━━━ Data
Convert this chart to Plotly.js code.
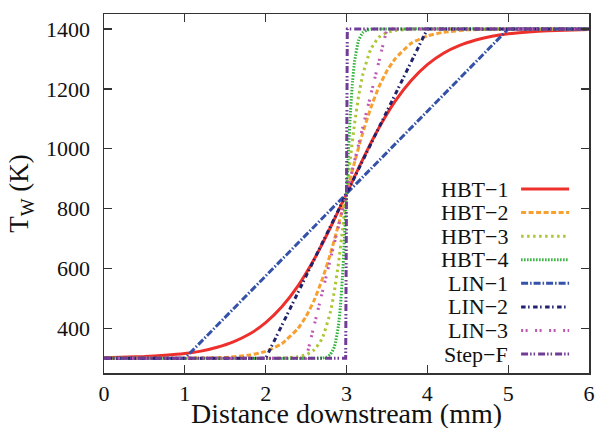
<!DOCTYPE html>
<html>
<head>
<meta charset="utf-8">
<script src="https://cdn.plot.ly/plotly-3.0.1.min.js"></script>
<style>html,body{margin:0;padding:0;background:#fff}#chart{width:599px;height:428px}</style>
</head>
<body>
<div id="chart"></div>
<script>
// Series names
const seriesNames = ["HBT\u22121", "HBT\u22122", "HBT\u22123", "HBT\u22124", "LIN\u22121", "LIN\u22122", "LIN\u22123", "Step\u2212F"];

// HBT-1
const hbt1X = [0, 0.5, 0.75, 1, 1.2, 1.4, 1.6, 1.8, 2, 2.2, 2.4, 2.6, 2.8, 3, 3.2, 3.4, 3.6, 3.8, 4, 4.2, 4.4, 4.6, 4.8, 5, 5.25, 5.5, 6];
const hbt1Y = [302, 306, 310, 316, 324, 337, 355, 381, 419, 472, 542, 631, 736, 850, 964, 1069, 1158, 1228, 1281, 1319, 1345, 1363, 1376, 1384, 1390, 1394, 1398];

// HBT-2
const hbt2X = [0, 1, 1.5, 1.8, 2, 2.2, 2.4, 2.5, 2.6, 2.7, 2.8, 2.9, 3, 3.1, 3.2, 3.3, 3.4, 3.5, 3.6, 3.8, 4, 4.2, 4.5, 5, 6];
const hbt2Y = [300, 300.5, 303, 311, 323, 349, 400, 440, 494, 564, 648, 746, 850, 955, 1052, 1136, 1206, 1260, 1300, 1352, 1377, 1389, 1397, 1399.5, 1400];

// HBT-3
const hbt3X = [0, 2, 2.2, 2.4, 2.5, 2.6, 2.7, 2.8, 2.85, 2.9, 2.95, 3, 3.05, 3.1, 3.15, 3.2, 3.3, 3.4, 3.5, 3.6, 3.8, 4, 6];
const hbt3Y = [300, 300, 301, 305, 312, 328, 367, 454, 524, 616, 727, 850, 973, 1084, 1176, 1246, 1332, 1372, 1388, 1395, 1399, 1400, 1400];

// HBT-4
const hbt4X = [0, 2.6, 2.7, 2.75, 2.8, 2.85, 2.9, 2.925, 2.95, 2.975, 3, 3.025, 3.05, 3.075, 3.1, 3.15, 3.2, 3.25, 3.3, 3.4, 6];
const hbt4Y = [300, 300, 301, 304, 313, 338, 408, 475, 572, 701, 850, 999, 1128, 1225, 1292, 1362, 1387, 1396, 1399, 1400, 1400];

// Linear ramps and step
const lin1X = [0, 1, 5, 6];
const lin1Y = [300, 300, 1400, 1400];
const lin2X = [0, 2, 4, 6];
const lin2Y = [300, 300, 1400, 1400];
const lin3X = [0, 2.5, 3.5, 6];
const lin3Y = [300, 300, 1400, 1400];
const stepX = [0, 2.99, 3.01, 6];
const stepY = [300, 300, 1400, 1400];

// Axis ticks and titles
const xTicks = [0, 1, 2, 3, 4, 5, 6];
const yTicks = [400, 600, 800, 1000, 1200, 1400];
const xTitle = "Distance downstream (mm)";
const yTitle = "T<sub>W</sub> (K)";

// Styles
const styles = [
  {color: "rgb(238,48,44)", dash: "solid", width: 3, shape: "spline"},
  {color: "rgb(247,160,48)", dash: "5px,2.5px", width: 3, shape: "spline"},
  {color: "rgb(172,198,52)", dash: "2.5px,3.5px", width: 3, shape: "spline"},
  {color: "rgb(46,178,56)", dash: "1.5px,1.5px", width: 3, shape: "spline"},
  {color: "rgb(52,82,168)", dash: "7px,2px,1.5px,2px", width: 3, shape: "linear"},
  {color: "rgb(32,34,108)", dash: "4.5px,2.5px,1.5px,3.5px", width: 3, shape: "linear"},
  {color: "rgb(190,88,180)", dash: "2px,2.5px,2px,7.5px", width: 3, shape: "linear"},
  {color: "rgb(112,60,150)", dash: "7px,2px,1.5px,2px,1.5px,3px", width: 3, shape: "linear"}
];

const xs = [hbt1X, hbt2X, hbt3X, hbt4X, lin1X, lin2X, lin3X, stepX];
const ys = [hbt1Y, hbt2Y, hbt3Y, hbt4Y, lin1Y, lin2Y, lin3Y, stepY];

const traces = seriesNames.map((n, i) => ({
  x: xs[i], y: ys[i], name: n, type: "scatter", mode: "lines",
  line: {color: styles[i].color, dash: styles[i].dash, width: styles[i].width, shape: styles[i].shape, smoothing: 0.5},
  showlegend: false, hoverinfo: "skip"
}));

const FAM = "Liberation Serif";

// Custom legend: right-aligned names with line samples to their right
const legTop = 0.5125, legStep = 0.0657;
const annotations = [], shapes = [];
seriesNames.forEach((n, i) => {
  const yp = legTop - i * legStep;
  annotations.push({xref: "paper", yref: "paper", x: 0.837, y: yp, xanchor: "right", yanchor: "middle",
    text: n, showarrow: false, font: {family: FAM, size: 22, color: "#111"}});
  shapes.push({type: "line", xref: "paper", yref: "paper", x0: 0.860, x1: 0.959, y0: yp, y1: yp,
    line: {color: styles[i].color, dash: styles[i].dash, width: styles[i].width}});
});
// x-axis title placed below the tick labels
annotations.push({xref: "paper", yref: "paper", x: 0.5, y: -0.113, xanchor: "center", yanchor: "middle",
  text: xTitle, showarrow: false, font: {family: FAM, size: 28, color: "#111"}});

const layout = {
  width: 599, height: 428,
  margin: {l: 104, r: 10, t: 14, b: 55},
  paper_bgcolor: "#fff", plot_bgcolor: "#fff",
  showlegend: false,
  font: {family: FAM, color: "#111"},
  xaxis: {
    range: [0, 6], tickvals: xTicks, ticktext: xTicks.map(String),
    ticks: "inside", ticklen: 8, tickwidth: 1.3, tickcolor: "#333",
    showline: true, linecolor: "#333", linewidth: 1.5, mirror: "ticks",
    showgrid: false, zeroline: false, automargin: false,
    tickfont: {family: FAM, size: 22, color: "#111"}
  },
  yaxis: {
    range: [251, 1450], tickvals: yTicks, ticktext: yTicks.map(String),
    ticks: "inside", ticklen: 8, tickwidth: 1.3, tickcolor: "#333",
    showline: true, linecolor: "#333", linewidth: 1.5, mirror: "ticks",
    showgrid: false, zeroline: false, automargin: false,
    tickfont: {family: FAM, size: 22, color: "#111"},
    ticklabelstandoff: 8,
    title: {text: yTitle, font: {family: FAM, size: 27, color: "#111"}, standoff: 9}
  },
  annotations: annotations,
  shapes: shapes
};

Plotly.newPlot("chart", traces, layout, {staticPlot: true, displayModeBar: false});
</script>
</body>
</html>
━━━━━━
→ **The exercise**: Quote the data exactly, leaving every image out of the copy.

→ **Completed exercise**:
Convert this chart to Plotly.js code.
<!DOCTYPE html>
<html>
<head>
<meta charset="utf-8">
<script src="https://cdn.plot.ly/plotly-3.0.1.min.js"></script>
<style>html,body{margin:0;padding:0;background:#fff}#chart{width:599px;height:428px}</style>
</head>
<body>
<div id="chart"></div>
<script>
// Series names
const seriesNames = ["HBT\u22121", "HBT\u22122", "HBT\u22123", "HBT\u22124", "LIN\u22121", "LIN\u22122", "LIN\u22123", "Step\u2212F"];

// HBT-1
const hbt1X = [0, 0.5, 0.75, 1, 1.2, 1.4, 1.6, 1.8, 2, 2.2, 2.4, 2.6, 2.8, 3, 3.2, 3.4, 3.6, 3.8, 4, 4.2, 4.4, 4.6, 4.8, 5, 5.25, 5.5, 6];
const hbt1Y = [302, 306, 310, 316, 324, 337, 355, 381, 419, 472, 542, 631, 736, 850, 964, 1069, 1158, 1228, 1281, 1319, 1345, 1363, 1376, 1384, 1390, 1394, 1398];

// HBT-2
const hbt2X = [0, 1, 1.5, 1.8, 2, 2.2, 2.4, 2.5, 2.6, 2.7, 2.8, 2.9, 3, 3.1, 3.2, 3.3, 3.4, 3.5, 3.6, 3.8, 4, 4.2, 4.5, 5, 6];
const hbt2Y = [300, 300.5, 303, 311, 323, 349, 400, 440, 494, 564, 648, 746, 850, 955, 1052, 1136, 1206, 1260, 1300, 1352, 1377, 1389, 1397, 1399.5, 1400];

// HBT-3
const hbt3X = [0, 2, 2.2, 2.4, 2.5, 2.6, 2.7, 2.8, 2.85, 2.9, 2.95, 3, 3.05, 3.1, 3.15, 3.2, 3.3, 3.4, 3.5, 3.6, 3.8, 4, 6];
const hbt3Y = [300, 300, 301, 305, 312, 328, 367, 454, 524, 616, 727, 850, 973, 1084, 1176, 1246, 1332, 1372, 1388, 1395, 1399, 1400, 1400];

// HBT-4
const hbt4X = [0, 2.6, 2.7, 2.75, 2.8, 2.85, 2.9, 2.925, 2.95, 2.975, 3, 3.025, 3.05, 3.075, 3.1, 3.15, 3.2, 3.25, 3.3, 3.4, 6];
const hbt4Y = [300, 300, 301, 304, 313, 338, 408, 475, 572, 701, 850, 999, 1128, 1225, 1292, 1362, 1387, 1396, 1399, 1400, 1400];

// Linear ramps and step
const lin1X = [0, 1, 5, 6];
const lin1Y = [300, 300, 1400, 1400];
const lin2X = [0, 2, 4, 6];
const lin2Y = [300, 300, 1400, 1400];
const lin3X = [0, 2.5, 3.5, 6];
const lin3Y = [300, 300, 1400, 1400];
const stepX = [0, 2.99, 3.01, 6];
const stepY = [300, 300, 1400, 1400];

// Axis ticks and titles
const xTicks = [0, 1, 2, 3, 4, 5, 6];
const yTicks = [400, 600, 800, 1000, 1200, 1400];
const xTitle = "Distance downstream (mm)";
const yTitle = "T<sub>W</sub> (K)";

// Styles
const styles = [
  {color: "rgb(238,48,44)", dash: "solid", width: 3, shape: "spline"},
  {color: "rgb(247,160,48)", dash: "5px,2.5px", width: 3, shape: "spline"},
  {color: "rgb(172,198,52)", dash: "2.5px,3.5px", width: 3, shape: "spline"},
  {color: "rgb(46,178,56)", dash: "1.5px,1.5px", width: 3, shape: "spline"},
  {color: "rgb(52,82,168)", dash: "7px,2px,1.5px,2px", width: 3, shape: "linear"},
  {color: "rgb(32,34,108)", dash: "4.5px,2.5px,1.5px,3.5px", width: 3, shape: "linear"},
  {color: "rgb(190,88,180)", dash: "2px,2.5px,2px,7.5px", width: 3, shape: "linear"},
  {color: "rgb(112,60,150)", dash: "7px,2px,1.5px,2px,1.5px,3px", width: 3, shape: "linear"}
];

const xs = [hbt1X, hbt2X, hbt3X, hbt4X, lin1X, lin2X, lin3X, stepX];
const ys = [hbt1Y, hbt2Y, hbt3Y, hbt4Y, lin1Y, lin2Y, lin3Y, stepY];

const traces = seriesNames.map((n, i) => ({
  x: xs[i], y: ys[i], name: n, type: "scatter", mode: "lines",
  line: {color: styles[i].color, dash: styles[i].dash, width: styles[i].width, shape: styles[i].shape, smoothing: 0.5},
  showlegend: false, hoverinfo: "skip"
}));

const FAM = "Liberation Serif";

// Custom legend: right-aligned names with line samples to their right
const legTop = 0.5125, legStep = 0.0657;
const annotations = [], shapes = [];
seriesNames.forEach((n, i) => {
  const yp = legTop - i * legStep;
  annotations.push({xref: "paper", yref: "paper", x: 0.837, y: yp, xanchor: "right", yanchor: "middle",
    text: n, showarrow: false, font: {family: FAM, size: 22, color: "#111"}});
  shapes.push({type: "line", xref: "paper", yref: "paper", x0: 0.860, x1: 0.959, y0: yp, y1: yp,
    line: {color: styles[i].color, dash: styles[i].dash, width: styles[i].width}});
});
// x-axis title placed below the tick labels
annotations.push({xref: "paper", yref: "paper", x: 0.5, y: -0.113, xanchor: "center", yanchor: "middle",
  text: xTitle, showarrow: false, font: {family: FAM, size: 28, color: "#111"}});

const layout = {
  width: 599, height: 428,
  margin: {l: 104, r: 10, t: 14, b: 55},
  paper_bgcolor: "#fff", plot_bgcolor: "#fff",
  showlegend: false,
  font: {family: FAM, color: "#111"},
  xaxis: {
    range: [0, 6], tickvals: xTicks, ticktext: xTicks.map(String),
    ticks: "inside", ticklen: 8, tickwidth: 1.3, tickcolor: "#333",
    showline: true, linecolor: "#333", linewidth: 1.5, mirror: "ticks",
    showgrid: false, zeroline: false, automargin: false,
    tickfont: {family: FAM, size: 22, color: "#111"}
  },
  yaxis: {
    range: [251, 1450], tickvals: yTicks, ticktext: yTicks.map(String),
    ticks: "inside", ticklen: 8, tickwidth: 1.3, tickcolor: "#333",
    showline: true, linecolor: "#333", linewidth: 1.5, mirror: "ticks",
    showgrid: false, zeroline: false, automargin: false,
    tickfont: {family: FAM, size: 22, color: "#111"},
    ticklabelstandoff: 8,
    title: {text: yTitle, font: {family: FAM, size: 27, color: "#111"}, standoff: 9}
  },
  annotations: annotations,
  shapes: shapes
};

Plotly.newPlot("chart", traces, layout, {staticPlot: true, displayModeBar: false});
</script>
</body>
</html>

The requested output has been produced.